Create jobs to do the simulation

Create a job and add 2 tasks with dependence.

Task ID Task name Type Nodes Cores Workdir Command
1 wps NodePrep N/A N/A source ~/.profile;
ln -sf ungrib/Variable_Tables/Vtable.GFS Vtable;
./link_grib.csh $WRFDATADIR/matthew/fnl;
./ungrib.exe;
./geogrid.exe;
./metgrid.exe
~/WRFModel/Build_WRF/WPS /name:wps
2 wrf Basic 4 64 source ~/.profile;
ln -sf ../../../WPS/met_em.d01.2016-10* .;
mpirun -iface ib0 -np %CORE_NUMBER% -f $CCP_MPI_HOSTFILE ./real.exe;
mpirun -iface ib0 -np %CORE_NUMBER% -f $CCP_MPI_HOSTFILE ./wrf.exe;
mkdir -p $WRFDATADIR/results/matthew;
cp wrfout_d01_2016-10-0* $WRFDATADIR/results/matthew;
cp wrfrst_d01_2016-10-0* $WRFDATADIR/results/matthew;
~/WRFModel/Build_WRF/WRF/test/em_real
  • In task1, we handle the data preprocessing task by running WPS's three submodules: ungrib, geogrid and metgrid. Since the preprocessing result is the input of WRF simulation, it should exist at each node participating WRF job. So we add the tasks as node preparation task to make it execulated on each node.

    Add a node preparation task

  • In task2, we run the MPI programs real.exe and wrf.exe to perform the parallel computations and copy the output files to the results/matthew folder under DATA shared folder. In the mpirun command

    -iface specifies the network interface to be used for communication between the processes.

    -np specifies how mamy processes the MPI program run among. In this demo, we use 64 processes, that is, every core of the required nodes.

    -f specifies the file name which contains node list. See this for information of $CCP_MPI_HOSTFILE.

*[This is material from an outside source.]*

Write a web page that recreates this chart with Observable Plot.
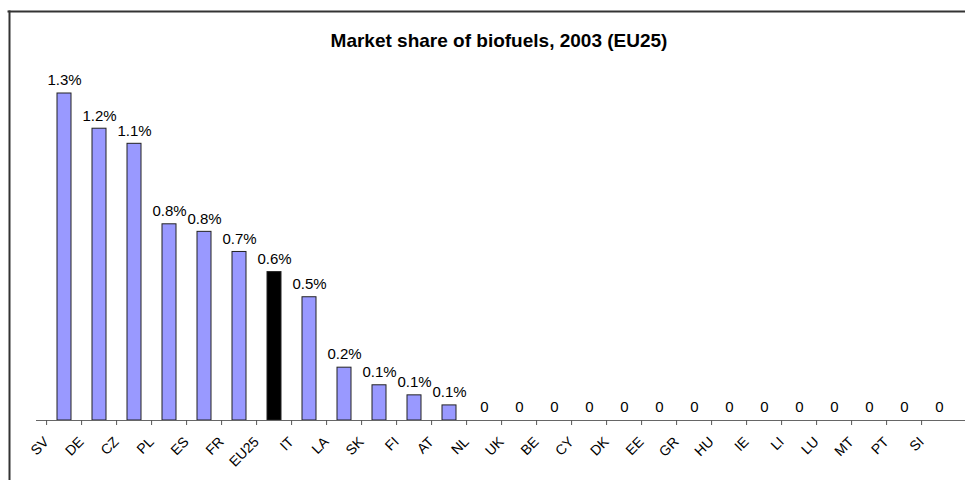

Achieve all above with commands:

set NODE_NUMBER=4
set CORE_NUMBER=64
job new /numnodes:%NODE_NUMBER%
job add !! /workdir:~/WRFModel/Build_WRF/WPS /name:wps /type:NodePrep "source ~/.profile; ln -sf ungrib/Variable_Tables/Vtable.GFS Vtable; ./link_grib.csh ../DATA/matthew/fnl; ./ungrib.exe; ./geogrid.exe; ./metgrid.exe"
job add !! /workdir:~/WRFModel/Build_WRF/WRF/test/em_real /name:wrf /numnodes:%NODE_NUMBER% /requirednodes:[nodelist] "source ~/.profile; ln -sf ../../../WPS/met_em.d01.2016-10* .; mpirun -iface ib0 -np %CORE_NUMBER% -f $CCP_MPI_HOSTFILE ./real.exe; mpirun -iface ib0 -np %CORE_NUMBER% -f $CCP_MPI_HOSTFILE ./wrf.exe; mkdir -p $WRFDATADIR/results/matthew; cp wrfout_d01_2016-10-0* $WRFDATADIR/results/matthew"
job submit /id:!! /jobname:WRF

Get result

  • Check job result in HPC Pack 2019 Cluster Manager

    WRF tasks finished

  • The simulation results are generated as "wrfout" files under /home/hpcadmin/WRFModel/Build_WRF/DATA/results/matthew, which can be visualized with NCL or python. Under the same folder there are "wrfrst" files which can be used for restart the simulation, more information about simulation restart please see this.